Data segment:
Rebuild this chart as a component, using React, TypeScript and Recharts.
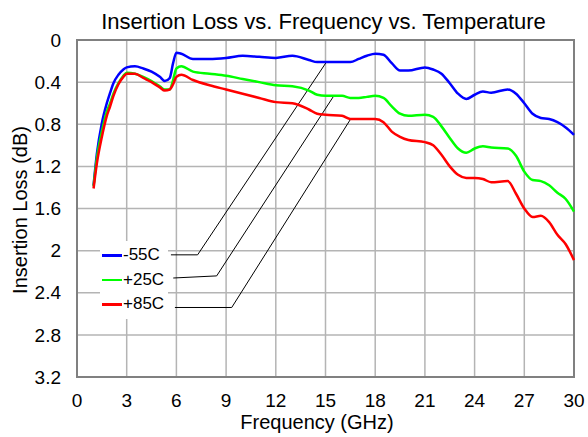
import { LineChart, Line, XAxis, YAxis, CartesianGrid, ReferenceArea, ReferenceLine } from 'recharts'

const freqs = [1, 1.2, 1.5, 1.8, 2, 2.2, 2.5, 2.8, 3, 3.5, 4, 4.5, 5, 5.3, 5.6, 5.8, 6, 6.3, 7, 8, 9, 10, 11, 12, 13, 14, 14.5, 15, 16, 16.5, 17, 17.5, 18, 18.5, 19, 19.5, 20, 21, 21.5, 22, 22.5, 23, 23.5, 24, 24.5, 25, 26, 26.5, 27, 27.5, 28, 28.5, 29, 29.5, 30]

const lossM55 = [1.38, 1.08, 0.79, 0.6, 0.5, 0.41, 0.33, 0.28, 0.26, 0.25, 0.27, 0.3, 0.35, 0.39, 0.36, 0.22, 0.12, 0.13, 0.18, 0.18, 0.17, 0.15, 0.16, 0.17, 0.15, 0.19, 0.21, 0.21, 0.21, 0.21, 0.18, 0.15, 0.13, 0.14, 0.22, 0.29, 0.29, 0.26, 0.28, 0.32, 0.41, 0.51, 0.56, 0.52, 0.49, 0.5, 0.47, 0.51, 0.6, 0.7, 0.74, 0.75, 0.78, 0.83, 0.9]
const lossP25 = [1.39, 1.12, 0.87, 0.68, 0.6, 0.51, 0.41, 0.34, 0.31, 0.32, 0.35, 0.39, 0.44, 0.47, 0.47, 0.38, 0.27, 0.25, 0.3, 0.32, 0.34, 0.37, 0.4, 0.43, 0.44, 0.48, 0.52, 0.53, 0.53, 0.55, 0.55, 0.54, 0.53, 0.55, 0.63, 0.7, 0.72, 0.71, 0.73, 0.82, 0.93, 1.03, 1.07, 1.03, 1.01, 1.02, 1.03, 1.1, 1.25, 1.33, 1.34, 1.38, 1.45, 1.51, 1.63]
const lossP85 = [1.41, 1.17, 0.92, 0.72, 0.63, 0.53, 0.42, 0.35, 0.32, 0.32, 0.36, 0.4, 0.45, 0.48, 0.47, 0.42, 0.35, 0.33, 0.38, 0.43, 0.47, 0.51, 0.55, 0.59, 0.6, 0.66, 0.7, 0.71, 0.72, 0.75, 0.75, 0.75, 0.75, 0.78, 0.87, 0.92, 0.95, 0.97, 1.0, 1.09, 1.2, 1.28, 1.31, 1.31, 1.32, 1.35, 1.34, 1.46, 1.6, 1.68, 1.67, 1.73, 1.85, 1.94, 2.09]

const seriesNames = ['-55C', '+25C', '+85C']
const seriesColors = ['#0000ff', '#00ff00', '#ff0000']
const seriesKeys = ['m55', 'p25', 'p85']

const xTicks = [0, 3, 6, 9, 12, 15, 18, 21, 24, 27, 30]
const yTicks = [0, 0.4, 0.8, 1.2, 1.6, 2, 2.4, 2.8, 3.2]

// leader lines: [label end x, label y], [elbow x, elbow y], [curve x, curve y]
const leaders = [
  [[5.67, 2.04], [7.28, 2.04], [15.07, 0.206]],
  [[5.81, 2.26], [8.43, 2.24], [15.47, 0.538]],
  [[5.91, 2.54], [9.34, 2.54], [16.52, 0.75]],
]

const data = freqs.map((f, i) => ({ f, m55: lossM55[i], p25: lossP25[i], p85: lossP85[i] }))

const font = '"Liberation Sans", Arial, sans-serif'

export default function App() {
  return (
    <div style={{ position: 'absolute', left: 0, top: 0, width: 588, height: 437, background: '#fff', fontFamily: font }}>
      <div style={{ position: 'absolute', top: 9, left: 0, width: 647, textAlign: 'center', fontSize: 22, color: '#000' }}>
        Insertion Loss vs. Frequency vs. Temperature
      </div>
      <LineChart width={588} height={437} data={data} margin={{ top: 40, right: 14, bottom: 0, left: 0 }}>
        <CartesianGrid stroke="#b4b4b4" strokeWidth={1.5} />
        <XAxis
          dataKey="f"
          type="number"
          domain={[0, 30]}
          ticks={xTicks}
          axisLine={false}
          tickLine={false}
          tickSize={0}
          tickMargin={17}
          height={60}
          tick={{ fontSize: 19, fill: '#000', fontFamily: font }}
          label={() => (
            <text x={317} y={429} textAnchor="middle" fontSize={20} fill="#000" fontFamily={font}>
              Frequency (GHz)
            </text>
          )}
        />
        <YAxis
          type="number"
          reversed
          domain={[0, 3.2]}
          ticks={yTicks}
          axisLine={false}
          tickLine={false}
          tickSize={0}
          tickMargin={16}
          width={77}
          tick={{ fontSize: 19, fill: '#000', fontFamily: font }}
          label={() => (
            <text x={27} y={210} textAnchor="middle" fontSize={20} fill="#000" fontFamily={font} transform="rotate(-90 27 210)">
              Insertion Loss (dB)
            </text>
          )}
        />
        <ReferenceArea x1={0} x2={30} y1={0} y2={3.2} fill="none" stroke="#808080" strokeWidth={2} />
        {leaders.map((l, i) => (
          <ReferenceLine key={'a' + i} segment={[{ x: l[0][0], y: l[0][1] }, { x: l[1][0], y: l[1][1] }]} stroke="#000" strokeWidth={1} />
        ))}
        {leaders.map((l, i) => (
          <ReferenceLine key={'b' + i} segment={[{ x: l[1][0], y: l[1][1] }, { x: l[2][0], y: l[2][1] }]} stroke="#000" strokeWidth={1} />
        ))}
        {seriesKeys.map((k, i) => (
          <Line key={k} type="monotone" dataKey={k} stroke={seriesColors[i]} strokeWidth={2.5} dot={false} isAnimationActive={false} />
        ))}
      </LineChart>
      <div style={{ position: 'absolute', left: 100, top: 241, width: 68, background: '#fff', padding: '2px 0' }}>
        {seriesNames.map((n, i) => (
          <div key={n} style={{ display: 'flex', alignItems: 'center', height: 24.5 }}>
            <span style={{ display: 'inline-block', marginLeft: 2, width: 20, height: 2.5, background: seriesColors[i] }} />
            <span style={{ fontSize: 17, marginLeft: 1, lineHeight: '20px' }}>{n}</span>
          </div>
        ))}
      </div>
    </div>
  )
}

Short task:
Everything from the first line to the line with "CartesianGrid, ReferenceArea, ReferenceLine" must be repeated exactly, and nothing else. Leave the pictures out.

Exercise response:
Rebuild this chart as a component, using React, TypeScript and Recharts.
import { LineChart, Line, XAxis, YAxis, CartesianGrid, ReferenceArea, ReferenceLine } from 'recharts'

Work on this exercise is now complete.